From the entries below, print exactly the span beginning with the line holding "Write the HTML code for this interface." and ending with the line holding "const FS=13;", endpoints included, and skip any pictures.

= MATERIAL SHOWN =

= = = = = = =

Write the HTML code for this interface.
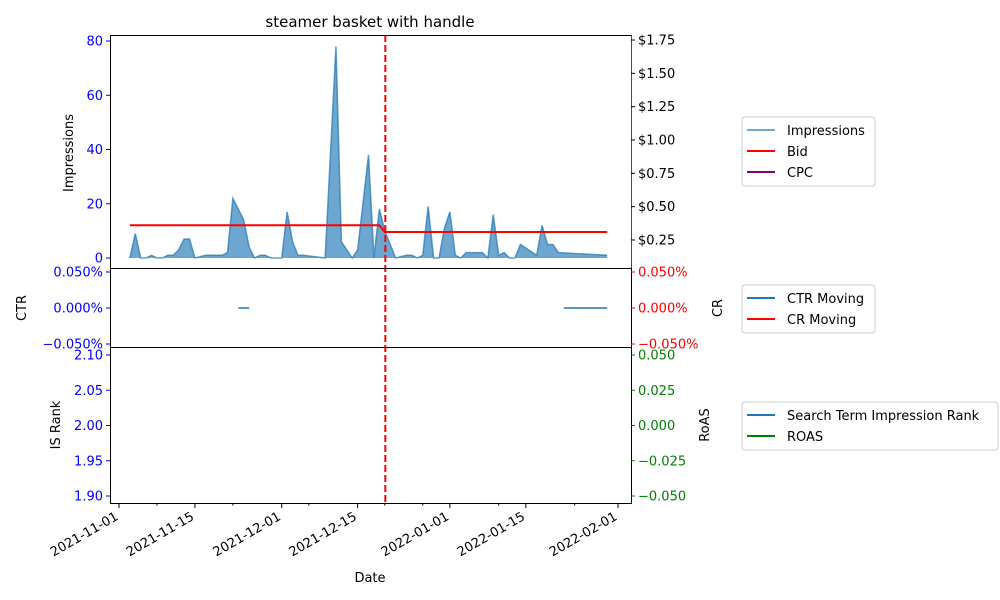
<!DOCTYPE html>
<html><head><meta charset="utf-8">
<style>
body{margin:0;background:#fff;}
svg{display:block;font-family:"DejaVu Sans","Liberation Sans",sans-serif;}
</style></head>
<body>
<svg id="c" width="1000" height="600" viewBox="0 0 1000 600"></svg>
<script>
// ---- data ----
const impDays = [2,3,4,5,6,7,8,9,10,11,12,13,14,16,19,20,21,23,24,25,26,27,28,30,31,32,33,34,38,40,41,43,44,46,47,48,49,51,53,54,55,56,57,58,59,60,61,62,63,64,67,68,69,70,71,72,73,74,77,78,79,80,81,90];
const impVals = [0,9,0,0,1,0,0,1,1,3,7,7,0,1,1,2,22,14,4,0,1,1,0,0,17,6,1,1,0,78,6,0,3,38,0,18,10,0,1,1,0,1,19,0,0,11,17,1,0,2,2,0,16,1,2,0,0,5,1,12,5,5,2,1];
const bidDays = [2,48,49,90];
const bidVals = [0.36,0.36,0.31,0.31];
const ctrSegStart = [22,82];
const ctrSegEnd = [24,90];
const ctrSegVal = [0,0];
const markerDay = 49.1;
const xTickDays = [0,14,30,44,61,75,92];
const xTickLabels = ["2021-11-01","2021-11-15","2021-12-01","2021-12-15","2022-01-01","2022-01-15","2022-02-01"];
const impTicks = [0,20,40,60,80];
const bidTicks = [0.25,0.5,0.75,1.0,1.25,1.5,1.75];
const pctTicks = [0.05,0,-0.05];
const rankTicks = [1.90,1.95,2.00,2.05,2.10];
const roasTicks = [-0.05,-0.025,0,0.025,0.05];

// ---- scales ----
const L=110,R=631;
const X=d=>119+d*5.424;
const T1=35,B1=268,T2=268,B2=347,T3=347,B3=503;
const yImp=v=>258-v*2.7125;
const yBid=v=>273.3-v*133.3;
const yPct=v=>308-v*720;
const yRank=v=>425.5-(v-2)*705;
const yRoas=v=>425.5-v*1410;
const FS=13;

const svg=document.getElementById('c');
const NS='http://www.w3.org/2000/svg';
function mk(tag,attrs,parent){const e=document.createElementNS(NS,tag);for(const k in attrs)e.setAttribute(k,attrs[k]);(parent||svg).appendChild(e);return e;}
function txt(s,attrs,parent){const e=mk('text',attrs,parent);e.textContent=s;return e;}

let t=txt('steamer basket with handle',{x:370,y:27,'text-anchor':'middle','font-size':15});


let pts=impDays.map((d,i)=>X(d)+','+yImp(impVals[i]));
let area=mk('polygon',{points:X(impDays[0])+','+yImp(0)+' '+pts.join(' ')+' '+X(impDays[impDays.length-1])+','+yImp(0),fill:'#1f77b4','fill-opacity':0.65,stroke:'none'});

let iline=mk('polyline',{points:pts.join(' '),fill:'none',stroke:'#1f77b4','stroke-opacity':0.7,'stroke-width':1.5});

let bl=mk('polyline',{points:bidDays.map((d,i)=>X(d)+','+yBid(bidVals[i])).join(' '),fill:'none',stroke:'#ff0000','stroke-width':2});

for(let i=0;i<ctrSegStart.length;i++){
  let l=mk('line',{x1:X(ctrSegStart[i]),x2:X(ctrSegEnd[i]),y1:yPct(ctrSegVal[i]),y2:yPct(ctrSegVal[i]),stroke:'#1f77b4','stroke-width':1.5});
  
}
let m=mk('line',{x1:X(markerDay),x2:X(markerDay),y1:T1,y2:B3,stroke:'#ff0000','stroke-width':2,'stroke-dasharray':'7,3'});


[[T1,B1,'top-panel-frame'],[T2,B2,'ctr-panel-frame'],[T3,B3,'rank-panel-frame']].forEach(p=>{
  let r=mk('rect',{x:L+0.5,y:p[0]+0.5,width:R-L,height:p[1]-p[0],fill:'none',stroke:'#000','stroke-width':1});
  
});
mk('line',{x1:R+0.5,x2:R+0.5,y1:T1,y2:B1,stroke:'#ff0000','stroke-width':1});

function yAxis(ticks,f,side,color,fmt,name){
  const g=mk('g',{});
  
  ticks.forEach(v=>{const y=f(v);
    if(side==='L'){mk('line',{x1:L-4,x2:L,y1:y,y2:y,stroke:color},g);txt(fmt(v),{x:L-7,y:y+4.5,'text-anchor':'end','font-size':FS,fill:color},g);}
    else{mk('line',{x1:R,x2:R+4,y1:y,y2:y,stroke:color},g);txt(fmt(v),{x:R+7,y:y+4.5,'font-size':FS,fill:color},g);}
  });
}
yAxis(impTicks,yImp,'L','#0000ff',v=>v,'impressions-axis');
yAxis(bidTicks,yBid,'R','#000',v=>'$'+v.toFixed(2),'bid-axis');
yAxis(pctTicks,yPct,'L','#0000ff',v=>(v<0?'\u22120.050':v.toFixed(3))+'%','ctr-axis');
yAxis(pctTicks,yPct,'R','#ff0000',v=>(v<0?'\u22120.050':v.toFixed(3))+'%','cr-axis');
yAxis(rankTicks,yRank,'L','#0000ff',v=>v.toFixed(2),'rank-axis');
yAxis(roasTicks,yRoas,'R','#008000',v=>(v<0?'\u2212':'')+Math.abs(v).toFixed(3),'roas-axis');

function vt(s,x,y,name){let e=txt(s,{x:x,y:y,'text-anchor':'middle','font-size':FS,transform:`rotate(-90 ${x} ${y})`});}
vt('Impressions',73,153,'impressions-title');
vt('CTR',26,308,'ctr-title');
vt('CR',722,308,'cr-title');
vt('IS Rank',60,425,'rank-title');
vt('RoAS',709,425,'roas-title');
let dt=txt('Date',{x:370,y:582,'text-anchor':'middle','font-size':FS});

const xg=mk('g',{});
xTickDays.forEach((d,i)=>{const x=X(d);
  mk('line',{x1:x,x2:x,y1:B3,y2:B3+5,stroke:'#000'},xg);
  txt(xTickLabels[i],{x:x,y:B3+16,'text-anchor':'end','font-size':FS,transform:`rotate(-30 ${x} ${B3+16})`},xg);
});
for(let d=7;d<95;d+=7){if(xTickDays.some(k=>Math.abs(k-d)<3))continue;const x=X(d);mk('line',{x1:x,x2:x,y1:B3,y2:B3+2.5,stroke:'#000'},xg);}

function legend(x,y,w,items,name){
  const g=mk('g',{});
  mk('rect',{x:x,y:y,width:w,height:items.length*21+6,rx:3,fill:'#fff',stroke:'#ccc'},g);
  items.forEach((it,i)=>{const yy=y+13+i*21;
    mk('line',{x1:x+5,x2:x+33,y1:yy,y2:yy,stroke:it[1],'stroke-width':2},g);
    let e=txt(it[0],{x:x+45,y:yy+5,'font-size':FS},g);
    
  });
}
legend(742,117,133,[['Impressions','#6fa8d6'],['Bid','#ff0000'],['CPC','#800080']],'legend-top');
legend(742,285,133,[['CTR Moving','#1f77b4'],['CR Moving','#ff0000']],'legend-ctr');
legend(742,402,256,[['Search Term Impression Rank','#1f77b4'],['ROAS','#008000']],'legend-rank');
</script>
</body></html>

= = = = = = =

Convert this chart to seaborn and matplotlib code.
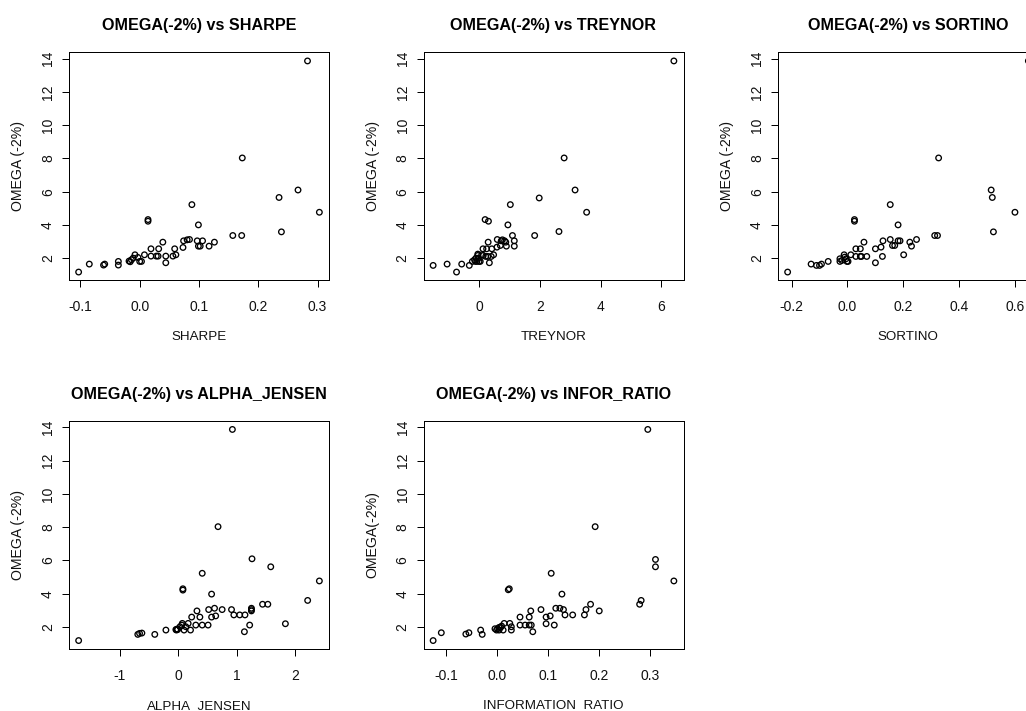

= = = = = = =

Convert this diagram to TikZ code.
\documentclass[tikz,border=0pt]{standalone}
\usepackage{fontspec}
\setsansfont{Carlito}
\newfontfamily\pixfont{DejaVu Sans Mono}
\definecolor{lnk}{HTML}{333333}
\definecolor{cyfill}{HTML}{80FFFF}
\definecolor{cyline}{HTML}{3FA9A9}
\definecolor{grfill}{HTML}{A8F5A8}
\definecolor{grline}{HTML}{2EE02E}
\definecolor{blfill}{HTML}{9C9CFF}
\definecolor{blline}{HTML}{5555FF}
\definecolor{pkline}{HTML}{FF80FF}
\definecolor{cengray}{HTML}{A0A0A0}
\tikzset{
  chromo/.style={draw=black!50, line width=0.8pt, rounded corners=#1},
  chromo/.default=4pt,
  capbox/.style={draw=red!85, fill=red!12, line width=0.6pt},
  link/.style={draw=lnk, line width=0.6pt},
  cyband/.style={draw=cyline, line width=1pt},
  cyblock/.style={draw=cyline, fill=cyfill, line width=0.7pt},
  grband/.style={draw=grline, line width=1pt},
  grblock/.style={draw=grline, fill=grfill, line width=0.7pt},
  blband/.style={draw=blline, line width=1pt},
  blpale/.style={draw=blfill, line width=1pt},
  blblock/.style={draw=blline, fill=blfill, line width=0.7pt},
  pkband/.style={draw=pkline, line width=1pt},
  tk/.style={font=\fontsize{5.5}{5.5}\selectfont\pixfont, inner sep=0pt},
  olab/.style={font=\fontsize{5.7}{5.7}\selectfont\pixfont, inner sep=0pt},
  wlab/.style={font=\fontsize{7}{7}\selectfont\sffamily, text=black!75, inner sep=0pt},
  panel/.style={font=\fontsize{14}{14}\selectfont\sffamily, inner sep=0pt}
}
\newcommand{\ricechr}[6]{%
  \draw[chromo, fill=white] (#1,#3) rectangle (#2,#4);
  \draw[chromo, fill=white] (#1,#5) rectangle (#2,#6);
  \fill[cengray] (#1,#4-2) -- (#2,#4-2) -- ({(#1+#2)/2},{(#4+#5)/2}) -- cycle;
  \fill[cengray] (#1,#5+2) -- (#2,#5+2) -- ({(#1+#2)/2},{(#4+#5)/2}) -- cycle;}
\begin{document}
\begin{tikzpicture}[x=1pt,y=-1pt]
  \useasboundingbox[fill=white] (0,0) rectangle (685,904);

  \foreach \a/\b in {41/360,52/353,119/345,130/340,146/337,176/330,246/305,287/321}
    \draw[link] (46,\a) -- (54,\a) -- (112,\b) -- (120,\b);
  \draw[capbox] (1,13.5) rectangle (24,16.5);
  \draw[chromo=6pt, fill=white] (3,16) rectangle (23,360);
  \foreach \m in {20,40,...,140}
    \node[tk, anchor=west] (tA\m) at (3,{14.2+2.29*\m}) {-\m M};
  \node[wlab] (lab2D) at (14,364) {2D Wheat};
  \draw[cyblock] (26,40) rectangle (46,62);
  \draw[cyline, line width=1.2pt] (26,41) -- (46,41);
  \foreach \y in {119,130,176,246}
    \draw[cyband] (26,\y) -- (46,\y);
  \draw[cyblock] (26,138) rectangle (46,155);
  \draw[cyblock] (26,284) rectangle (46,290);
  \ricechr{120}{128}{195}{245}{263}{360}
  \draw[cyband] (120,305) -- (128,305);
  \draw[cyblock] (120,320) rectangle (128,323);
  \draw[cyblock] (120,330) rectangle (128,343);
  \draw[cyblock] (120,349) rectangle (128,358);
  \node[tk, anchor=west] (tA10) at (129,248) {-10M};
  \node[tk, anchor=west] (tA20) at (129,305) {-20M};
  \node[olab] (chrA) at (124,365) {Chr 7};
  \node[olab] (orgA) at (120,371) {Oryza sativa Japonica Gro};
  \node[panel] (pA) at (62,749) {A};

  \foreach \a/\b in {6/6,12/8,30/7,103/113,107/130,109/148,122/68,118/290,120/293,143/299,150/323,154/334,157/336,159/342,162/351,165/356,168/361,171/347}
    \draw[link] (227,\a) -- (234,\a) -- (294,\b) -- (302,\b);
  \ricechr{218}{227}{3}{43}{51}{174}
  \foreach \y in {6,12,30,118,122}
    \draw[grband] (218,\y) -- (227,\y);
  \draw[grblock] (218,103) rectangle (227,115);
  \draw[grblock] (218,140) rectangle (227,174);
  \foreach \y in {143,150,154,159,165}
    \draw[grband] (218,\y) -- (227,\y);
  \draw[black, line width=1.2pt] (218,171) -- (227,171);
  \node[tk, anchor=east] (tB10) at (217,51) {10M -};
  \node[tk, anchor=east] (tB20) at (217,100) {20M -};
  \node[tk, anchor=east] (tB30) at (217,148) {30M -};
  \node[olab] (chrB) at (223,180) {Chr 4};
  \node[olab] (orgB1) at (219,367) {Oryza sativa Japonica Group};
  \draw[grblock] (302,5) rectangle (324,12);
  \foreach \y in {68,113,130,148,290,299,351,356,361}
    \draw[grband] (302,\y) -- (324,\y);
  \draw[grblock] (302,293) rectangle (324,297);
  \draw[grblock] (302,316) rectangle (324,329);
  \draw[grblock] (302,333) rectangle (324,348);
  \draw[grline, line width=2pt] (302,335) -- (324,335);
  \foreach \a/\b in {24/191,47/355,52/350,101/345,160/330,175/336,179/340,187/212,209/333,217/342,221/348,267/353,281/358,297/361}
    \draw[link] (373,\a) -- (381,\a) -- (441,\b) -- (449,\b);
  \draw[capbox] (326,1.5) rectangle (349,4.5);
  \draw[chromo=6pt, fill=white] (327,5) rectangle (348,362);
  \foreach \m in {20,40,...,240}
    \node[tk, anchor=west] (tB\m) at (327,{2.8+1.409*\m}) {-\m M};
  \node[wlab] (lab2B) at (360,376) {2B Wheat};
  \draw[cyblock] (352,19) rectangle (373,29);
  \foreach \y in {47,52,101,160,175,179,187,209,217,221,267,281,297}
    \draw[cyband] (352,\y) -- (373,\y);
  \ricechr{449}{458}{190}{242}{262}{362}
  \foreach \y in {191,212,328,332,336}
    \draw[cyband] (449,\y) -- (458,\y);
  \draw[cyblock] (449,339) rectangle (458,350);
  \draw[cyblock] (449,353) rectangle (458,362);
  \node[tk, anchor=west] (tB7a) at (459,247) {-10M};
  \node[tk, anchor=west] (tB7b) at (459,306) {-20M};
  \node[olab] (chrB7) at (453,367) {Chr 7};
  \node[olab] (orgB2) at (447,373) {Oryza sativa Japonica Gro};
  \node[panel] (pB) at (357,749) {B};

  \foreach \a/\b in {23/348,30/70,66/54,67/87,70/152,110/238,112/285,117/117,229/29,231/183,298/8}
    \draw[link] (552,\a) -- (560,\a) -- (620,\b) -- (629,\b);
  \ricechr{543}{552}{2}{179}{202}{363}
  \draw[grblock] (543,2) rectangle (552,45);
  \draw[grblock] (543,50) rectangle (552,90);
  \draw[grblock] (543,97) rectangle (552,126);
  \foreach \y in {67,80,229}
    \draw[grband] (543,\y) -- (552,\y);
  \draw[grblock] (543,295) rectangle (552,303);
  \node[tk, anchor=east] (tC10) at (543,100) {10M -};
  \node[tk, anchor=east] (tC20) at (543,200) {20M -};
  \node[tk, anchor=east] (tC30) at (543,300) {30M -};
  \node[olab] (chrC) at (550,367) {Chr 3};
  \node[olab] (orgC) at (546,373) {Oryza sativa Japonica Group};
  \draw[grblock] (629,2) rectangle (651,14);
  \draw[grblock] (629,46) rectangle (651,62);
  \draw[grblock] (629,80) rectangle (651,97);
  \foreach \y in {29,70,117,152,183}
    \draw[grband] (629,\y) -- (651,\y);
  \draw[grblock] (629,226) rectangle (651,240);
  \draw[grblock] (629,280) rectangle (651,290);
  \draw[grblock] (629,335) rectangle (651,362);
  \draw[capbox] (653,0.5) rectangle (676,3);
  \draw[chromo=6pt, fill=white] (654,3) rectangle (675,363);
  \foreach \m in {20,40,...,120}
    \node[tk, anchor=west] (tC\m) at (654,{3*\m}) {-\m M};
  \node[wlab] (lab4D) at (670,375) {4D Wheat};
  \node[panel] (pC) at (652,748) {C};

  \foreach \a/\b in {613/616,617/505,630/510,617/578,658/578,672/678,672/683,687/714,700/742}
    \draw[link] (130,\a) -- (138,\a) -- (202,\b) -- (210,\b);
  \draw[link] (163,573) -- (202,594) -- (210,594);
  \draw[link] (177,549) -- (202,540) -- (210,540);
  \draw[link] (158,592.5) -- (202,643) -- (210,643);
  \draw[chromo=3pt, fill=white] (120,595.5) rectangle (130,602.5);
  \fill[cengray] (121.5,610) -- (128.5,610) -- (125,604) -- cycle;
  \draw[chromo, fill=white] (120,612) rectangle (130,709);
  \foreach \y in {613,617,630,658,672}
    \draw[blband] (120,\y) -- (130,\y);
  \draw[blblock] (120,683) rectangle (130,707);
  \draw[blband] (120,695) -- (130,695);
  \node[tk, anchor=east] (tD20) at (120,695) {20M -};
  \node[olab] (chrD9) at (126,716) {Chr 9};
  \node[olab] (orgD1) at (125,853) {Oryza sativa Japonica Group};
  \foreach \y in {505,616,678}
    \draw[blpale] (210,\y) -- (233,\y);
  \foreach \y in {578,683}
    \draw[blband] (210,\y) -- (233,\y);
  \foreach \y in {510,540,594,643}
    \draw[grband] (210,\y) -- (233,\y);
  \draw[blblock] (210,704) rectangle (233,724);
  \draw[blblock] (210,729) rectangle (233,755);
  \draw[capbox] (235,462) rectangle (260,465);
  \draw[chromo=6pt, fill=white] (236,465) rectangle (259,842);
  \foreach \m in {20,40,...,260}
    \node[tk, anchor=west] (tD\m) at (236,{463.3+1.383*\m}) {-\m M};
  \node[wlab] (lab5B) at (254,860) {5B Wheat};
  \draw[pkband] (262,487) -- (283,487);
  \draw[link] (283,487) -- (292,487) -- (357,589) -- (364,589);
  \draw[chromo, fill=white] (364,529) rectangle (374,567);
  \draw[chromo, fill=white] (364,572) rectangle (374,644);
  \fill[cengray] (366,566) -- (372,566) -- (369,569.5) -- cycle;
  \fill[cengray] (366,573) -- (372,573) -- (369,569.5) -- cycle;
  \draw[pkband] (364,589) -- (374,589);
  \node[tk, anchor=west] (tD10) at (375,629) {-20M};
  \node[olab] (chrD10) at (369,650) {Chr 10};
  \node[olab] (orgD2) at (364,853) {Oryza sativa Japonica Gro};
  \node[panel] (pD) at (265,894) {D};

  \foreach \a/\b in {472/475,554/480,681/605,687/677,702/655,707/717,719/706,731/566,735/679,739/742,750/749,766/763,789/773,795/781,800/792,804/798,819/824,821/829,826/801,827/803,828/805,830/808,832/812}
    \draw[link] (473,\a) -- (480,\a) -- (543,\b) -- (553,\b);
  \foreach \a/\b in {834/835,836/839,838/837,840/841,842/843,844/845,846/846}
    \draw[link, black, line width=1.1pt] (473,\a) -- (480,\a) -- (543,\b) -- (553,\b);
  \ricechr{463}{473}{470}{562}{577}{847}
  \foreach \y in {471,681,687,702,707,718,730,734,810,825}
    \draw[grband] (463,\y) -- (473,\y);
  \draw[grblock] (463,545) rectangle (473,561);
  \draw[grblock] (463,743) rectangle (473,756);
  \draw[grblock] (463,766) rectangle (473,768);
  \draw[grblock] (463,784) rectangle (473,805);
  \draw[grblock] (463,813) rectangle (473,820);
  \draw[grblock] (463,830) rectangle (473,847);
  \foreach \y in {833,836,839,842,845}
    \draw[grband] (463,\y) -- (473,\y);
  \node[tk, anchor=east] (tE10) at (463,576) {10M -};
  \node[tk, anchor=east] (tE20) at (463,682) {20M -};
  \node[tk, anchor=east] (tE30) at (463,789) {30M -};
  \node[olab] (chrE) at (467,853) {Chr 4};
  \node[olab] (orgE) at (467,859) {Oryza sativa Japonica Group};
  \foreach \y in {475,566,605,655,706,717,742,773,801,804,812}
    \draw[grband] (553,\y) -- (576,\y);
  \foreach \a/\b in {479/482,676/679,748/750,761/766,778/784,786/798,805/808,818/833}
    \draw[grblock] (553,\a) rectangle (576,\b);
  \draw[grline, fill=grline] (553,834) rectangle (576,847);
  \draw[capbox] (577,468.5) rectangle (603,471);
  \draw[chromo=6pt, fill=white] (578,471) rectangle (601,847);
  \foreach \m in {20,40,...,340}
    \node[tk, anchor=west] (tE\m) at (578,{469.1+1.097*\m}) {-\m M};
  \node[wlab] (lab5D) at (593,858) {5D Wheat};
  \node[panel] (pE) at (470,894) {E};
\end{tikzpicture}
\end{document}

= = = = = = =

= TASK OUTPUT =
Write the HTML code for this interface.
<!DOCTYPE html>
<html><head><meta charset="utf-8">
<style>
body{margin:0;background:#fff;}
svg{display:block;font-family:"DejaVu Sans","Liberation Sans",sans-serif;}
</style></head>
<body>
<svg id="c" width="1000" height="600" viewBox="0 0 1000 600"></svg>
<script>
// ---- data ----
const impDays = [2,3,4,5,6,7,8,9,10,11,12,13,14,16,19,20,21,23,24,25,26,27,28,30,31,32,33,34,38,40,41,43,44,46,47,48,49,51,53,54,55,56,57,58,59,60,61,62,63,64,67,68,69,70,71,72,73,74,77,78,79,80,81,90];
const impVals = [0,9,0,0,1,0,0,1,1,3,7,7,0,1,1,2,22,14,4,0,1,1,0,0,17,6,1,1,0,78,6,0,3,38,0,18,10,0,1,1,0,1,19,0,0,11,17,1,0,2,2,0,16,1,2,0,0,5,1,12,5,5,2,1];
const bidDays = [2,48,49,90];
const bidVals = [0.36,0.36,0.31,0.31];
const ctrSegStart = [22,82];
const ctrSegEnd = [24,90];
const ctrSegVal = [0,0];
const markerDay = 49.1;
const xTickDays = [0,14,30,44,61,75,92];
const xTickLabels = ["2021-11-01","2021-11-15","2021-12-01","2021-12-15","2022-01-01","2022-01-15","2022-02-01"];
const impTicks = [0,20,40,60,80];
const bidTicks = [0.25,0.5,0.75,1.0,1.25,1.5,1.75];
const pctTicks = [0.05,0,-0.05];
const rankTicks = [1.90,1.95,2.00,2.05,2.10];
const roasTicks = [-0.05,-0.025,0,0.025,0.05];

// ---- scales ----
const L=110,R=631;
const X=d=>119+d*5.424;
const T1=35,B1=268,T2=268,B2=347,T3=347,B3=503;
const yImp=v=>258-v*2.7125;
const yBid=v=>273.3-v*133.3;
const yPct=v=>308-v*720;
const yRank=v=>425.5-(v-2)*705;
const yRoas=v=>425.5-v*1410;
const FS=13;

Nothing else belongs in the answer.